By: Jim and Mary Clary
There are probably as many brands of boots on the market, name and no name, as there are calibers of rifles. Add in the fact that almost every sporting goods, big box, and little box store in the country carry boots of all sizes, shapes, and description. The question and problem facing all of us is: Which boot should we consider for our ventures into the "wild"?
It is not as difficult as one might think. First of all, look for a boot that meets U.S. Army MILSPECS. They are the toughest standards in the world, and with that in mind, you can eliminate over 95% of all the boots you see.

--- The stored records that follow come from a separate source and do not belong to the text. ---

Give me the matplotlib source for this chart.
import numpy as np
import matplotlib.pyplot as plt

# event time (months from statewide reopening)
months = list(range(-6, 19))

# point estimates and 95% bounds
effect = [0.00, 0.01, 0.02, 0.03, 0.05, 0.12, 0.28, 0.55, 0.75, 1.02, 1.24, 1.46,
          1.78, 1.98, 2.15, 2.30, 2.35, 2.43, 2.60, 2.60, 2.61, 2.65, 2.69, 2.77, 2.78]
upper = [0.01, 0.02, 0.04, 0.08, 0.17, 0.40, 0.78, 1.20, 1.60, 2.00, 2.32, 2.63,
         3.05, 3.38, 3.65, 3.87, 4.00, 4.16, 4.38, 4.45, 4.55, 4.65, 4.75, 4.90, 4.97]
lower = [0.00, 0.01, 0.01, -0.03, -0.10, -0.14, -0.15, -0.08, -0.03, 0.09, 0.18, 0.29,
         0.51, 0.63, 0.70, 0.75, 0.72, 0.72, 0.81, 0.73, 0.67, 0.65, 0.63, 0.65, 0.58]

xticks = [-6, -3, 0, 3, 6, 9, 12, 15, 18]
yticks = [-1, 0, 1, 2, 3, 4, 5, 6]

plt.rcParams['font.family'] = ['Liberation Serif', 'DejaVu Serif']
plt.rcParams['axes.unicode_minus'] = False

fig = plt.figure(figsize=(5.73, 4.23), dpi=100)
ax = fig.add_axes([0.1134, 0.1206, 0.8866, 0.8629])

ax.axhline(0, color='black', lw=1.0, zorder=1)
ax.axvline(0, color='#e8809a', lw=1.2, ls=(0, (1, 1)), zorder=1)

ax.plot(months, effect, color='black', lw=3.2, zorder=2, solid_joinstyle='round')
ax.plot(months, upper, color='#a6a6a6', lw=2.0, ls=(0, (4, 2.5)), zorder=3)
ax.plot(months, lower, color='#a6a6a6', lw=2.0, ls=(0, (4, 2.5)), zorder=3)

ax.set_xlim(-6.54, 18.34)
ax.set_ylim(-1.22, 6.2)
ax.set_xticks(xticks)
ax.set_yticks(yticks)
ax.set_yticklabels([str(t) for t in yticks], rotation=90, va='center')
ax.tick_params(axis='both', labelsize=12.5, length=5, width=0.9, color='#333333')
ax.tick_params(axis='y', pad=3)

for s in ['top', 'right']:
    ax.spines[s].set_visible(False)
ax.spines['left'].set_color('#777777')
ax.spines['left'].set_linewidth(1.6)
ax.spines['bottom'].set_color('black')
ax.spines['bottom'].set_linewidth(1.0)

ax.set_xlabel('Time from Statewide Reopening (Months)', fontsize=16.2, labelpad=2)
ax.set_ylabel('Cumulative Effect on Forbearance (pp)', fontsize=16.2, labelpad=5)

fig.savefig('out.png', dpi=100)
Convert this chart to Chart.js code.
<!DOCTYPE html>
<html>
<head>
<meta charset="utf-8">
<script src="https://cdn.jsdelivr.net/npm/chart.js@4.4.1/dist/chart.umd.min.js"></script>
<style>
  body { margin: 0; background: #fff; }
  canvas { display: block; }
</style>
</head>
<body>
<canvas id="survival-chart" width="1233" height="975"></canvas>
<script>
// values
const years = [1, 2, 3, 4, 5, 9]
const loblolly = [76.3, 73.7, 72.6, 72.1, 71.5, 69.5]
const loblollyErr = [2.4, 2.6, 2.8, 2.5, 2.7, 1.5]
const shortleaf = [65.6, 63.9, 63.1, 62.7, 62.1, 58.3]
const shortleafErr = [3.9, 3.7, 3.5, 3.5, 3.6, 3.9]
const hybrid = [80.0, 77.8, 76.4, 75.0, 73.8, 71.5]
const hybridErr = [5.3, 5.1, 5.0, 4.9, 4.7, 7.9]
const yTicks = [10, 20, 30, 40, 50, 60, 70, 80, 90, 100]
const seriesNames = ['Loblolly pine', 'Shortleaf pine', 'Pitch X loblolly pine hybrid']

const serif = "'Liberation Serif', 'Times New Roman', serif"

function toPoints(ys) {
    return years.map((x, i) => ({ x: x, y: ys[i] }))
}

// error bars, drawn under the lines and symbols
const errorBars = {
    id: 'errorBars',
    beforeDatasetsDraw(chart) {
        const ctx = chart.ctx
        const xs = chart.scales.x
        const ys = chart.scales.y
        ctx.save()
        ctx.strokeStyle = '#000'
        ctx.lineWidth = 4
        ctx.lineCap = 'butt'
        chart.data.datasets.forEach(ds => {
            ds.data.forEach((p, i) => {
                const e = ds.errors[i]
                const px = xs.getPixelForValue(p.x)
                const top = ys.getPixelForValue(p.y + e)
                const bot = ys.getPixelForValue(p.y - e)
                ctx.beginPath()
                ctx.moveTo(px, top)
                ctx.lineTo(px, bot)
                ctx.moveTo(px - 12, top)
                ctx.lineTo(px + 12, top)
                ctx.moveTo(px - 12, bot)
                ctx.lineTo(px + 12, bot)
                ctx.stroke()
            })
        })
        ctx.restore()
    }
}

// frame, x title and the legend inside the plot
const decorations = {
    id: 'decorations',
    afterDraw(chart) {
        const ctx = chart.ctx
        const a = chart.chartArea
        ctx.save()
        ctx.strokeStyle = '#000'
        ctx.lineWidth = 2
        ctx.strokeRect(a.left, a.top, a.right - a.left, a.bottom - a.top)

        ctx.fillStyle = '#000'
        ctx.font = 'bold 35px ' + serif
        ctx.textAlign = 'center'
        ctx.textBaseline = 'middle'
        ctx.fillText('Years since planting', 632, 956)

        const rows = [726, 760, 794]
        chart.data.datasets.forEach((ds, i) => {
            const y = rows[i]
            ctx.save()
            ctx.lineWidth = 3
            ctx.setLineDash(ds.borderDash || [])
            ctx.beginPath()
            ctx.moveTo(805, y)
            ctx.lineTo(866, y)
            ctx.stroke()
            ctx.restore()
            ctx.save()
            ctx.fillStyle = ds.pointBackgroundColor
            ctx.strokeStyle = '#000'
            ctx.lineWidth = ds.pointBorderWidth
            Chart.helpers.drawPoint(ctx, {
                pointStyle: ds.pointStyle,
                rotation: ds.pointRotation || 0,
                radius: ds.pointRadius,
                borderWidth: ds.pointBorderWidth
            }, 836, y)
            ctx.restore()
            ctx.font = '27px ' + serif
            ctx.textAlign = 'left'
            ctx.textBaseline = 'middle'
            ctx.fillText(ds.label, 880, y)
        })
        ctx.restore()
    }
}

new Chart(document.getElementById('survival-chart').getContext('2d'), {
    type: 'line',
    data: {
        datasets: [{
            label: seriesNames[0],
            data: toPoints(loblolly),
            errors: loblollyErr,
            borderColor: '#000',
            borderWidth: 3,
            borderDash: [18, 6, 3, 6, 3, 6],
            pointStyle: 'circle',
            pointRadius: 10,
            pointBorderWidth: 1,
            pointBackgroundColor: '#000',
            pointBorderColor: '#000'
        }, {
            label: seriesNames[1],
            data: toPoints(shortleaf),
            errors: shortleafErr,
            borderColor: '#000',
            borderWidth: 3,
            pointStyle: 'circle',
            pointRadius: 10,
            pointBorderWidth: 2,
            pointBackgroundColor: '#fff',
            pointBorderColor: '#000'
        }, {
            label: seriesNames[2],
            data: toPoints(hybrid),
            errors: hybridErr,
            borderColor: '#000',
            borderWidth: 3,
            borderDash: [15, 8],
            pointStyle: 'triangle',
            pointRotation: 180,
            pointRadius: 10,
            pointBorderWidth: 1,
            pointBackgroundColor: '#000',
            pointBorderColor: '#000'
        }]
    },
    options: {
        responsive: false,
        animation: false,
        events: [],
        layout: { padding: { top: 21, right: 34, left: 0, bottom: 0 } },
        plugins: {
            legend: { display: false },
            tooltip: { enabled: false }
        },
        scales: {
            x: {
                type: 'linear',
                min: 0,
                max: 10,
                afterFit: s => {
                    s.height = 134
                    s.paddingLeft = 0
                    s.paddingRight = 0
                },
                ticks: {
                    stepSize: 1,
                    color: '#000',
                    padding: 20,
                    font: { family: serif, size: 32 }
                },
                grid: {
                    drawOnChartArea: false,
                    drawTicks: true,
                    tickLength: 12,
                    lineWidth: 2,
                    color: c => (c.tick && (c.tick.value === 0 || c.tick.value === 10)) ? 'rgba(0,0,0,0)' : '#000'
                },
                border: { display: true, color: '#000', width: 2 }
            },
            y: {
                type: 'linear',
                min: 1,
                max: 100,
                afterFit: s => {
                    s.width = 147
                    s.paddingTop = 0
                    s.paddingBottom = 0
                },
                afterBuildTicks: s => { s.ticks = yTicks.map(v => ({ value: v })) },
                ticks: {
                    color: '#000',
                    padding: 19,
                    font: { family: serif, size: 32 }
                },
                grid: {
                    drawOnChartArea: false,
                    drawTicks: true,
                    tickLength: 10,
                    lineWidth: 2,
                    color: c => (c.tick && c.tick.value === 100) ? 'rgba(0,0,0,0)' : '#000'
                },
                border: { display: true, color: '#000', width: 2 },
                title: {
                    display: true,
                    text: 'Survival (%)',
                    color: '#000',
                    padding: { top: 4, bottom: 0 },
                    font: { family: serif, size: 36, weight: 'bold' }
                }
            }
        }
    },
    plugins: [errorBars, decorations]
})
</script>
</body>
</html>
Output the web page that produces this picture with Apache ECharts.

And why MILSPECS? Well, if you or a friend have ever served in the military, you know that as a general rule, their equipment was the best in the world... and that included the boots. With that in mind, what are the basic MILSPECS for desert combat army boots? We selected the desert combat specifications as they seemed to fit just about every big game hunting condition that a person may encounter.
The detailed MILSPECS are outlined in AR 670-1 Boot Compliance are so specific and detailed that many previous boots that were authorized (including Jim's Nam jungle boots) are no longer compliant. The new specs, as they apply to outdoorsmen, are:
Must be constructed of all leather or combination of leather and non-mesh fabric;
Synthetic leather mesh materials are prohibited;
Rough side out cattle-hide leather upper and nylon non-mesh upper (if used);
Upper must consist of a weatherproof, breathable membrane with limited flame and conduction heat resistance;
Close loop speed lace system with drainage eyelets;
Side-zip and velcro inserts are prohibited (any inserts must be removable);
Sewn-in or laced-in zipper or hook-and-loops not authorized;
The sole cannot extend past the back of, or over the top of, the toe; and
The only authorized outsole materials are rubber and polyether polyurethane*.
*Rubber or pure polyether polyurethane soles are the only outsole authorized for durability and traction on surfaces in multiple environments and temperatures. Other materials may be lighter in weight but may have significant problems in these areas.
The specifications for the sole material alone eliminates the majority of boots sold in the U.S., but remember, many years of testing went into developing that requirement.... so it is worth paying attention to.
And the requirement for non-mesh fabric.... well, all I can say is, "it's about time." I can't tell you how many sticks and cactus spines that I've had go through boot mesh. With all of the above said, we now come to the Magnum Stealth Force 8.0 boot. Needless to say, it meets all of the MILSPECS outlined above as well as those which we did not list. The only question is: Are they that good?
Yes, they are! Mary has been wearing these boots continuously for three weeks. One of the features she noticed immediately was... no break-in required. They fit comfortably from day one.
If you have back problems, you know that a good pair of boots is essential to preventing unnecessary pain. If you have boots that "roll" or "turn" when you are going uphill or downhill, you have a major problem. These do not!
If you happen to be diabetic, you already know that blisters on the feet can lead to some really nasty complications, all the way up to amputation. In all of the weeks that Mary has used these boots, not blister one.
As for traction, she hasn't had a bit of difficulty in navigating over gravel, rocks, sand, and plain old dirt. The Stealth Force 8.0 has become Mary's new pair of hunting boots.
With an original MSRP $104.99, and now discounted to $94.99, they are an incredible bargain. And, they come with a 1-year warranty and a 60-day comfort guarantee... that you can't find anywhere else in the industry.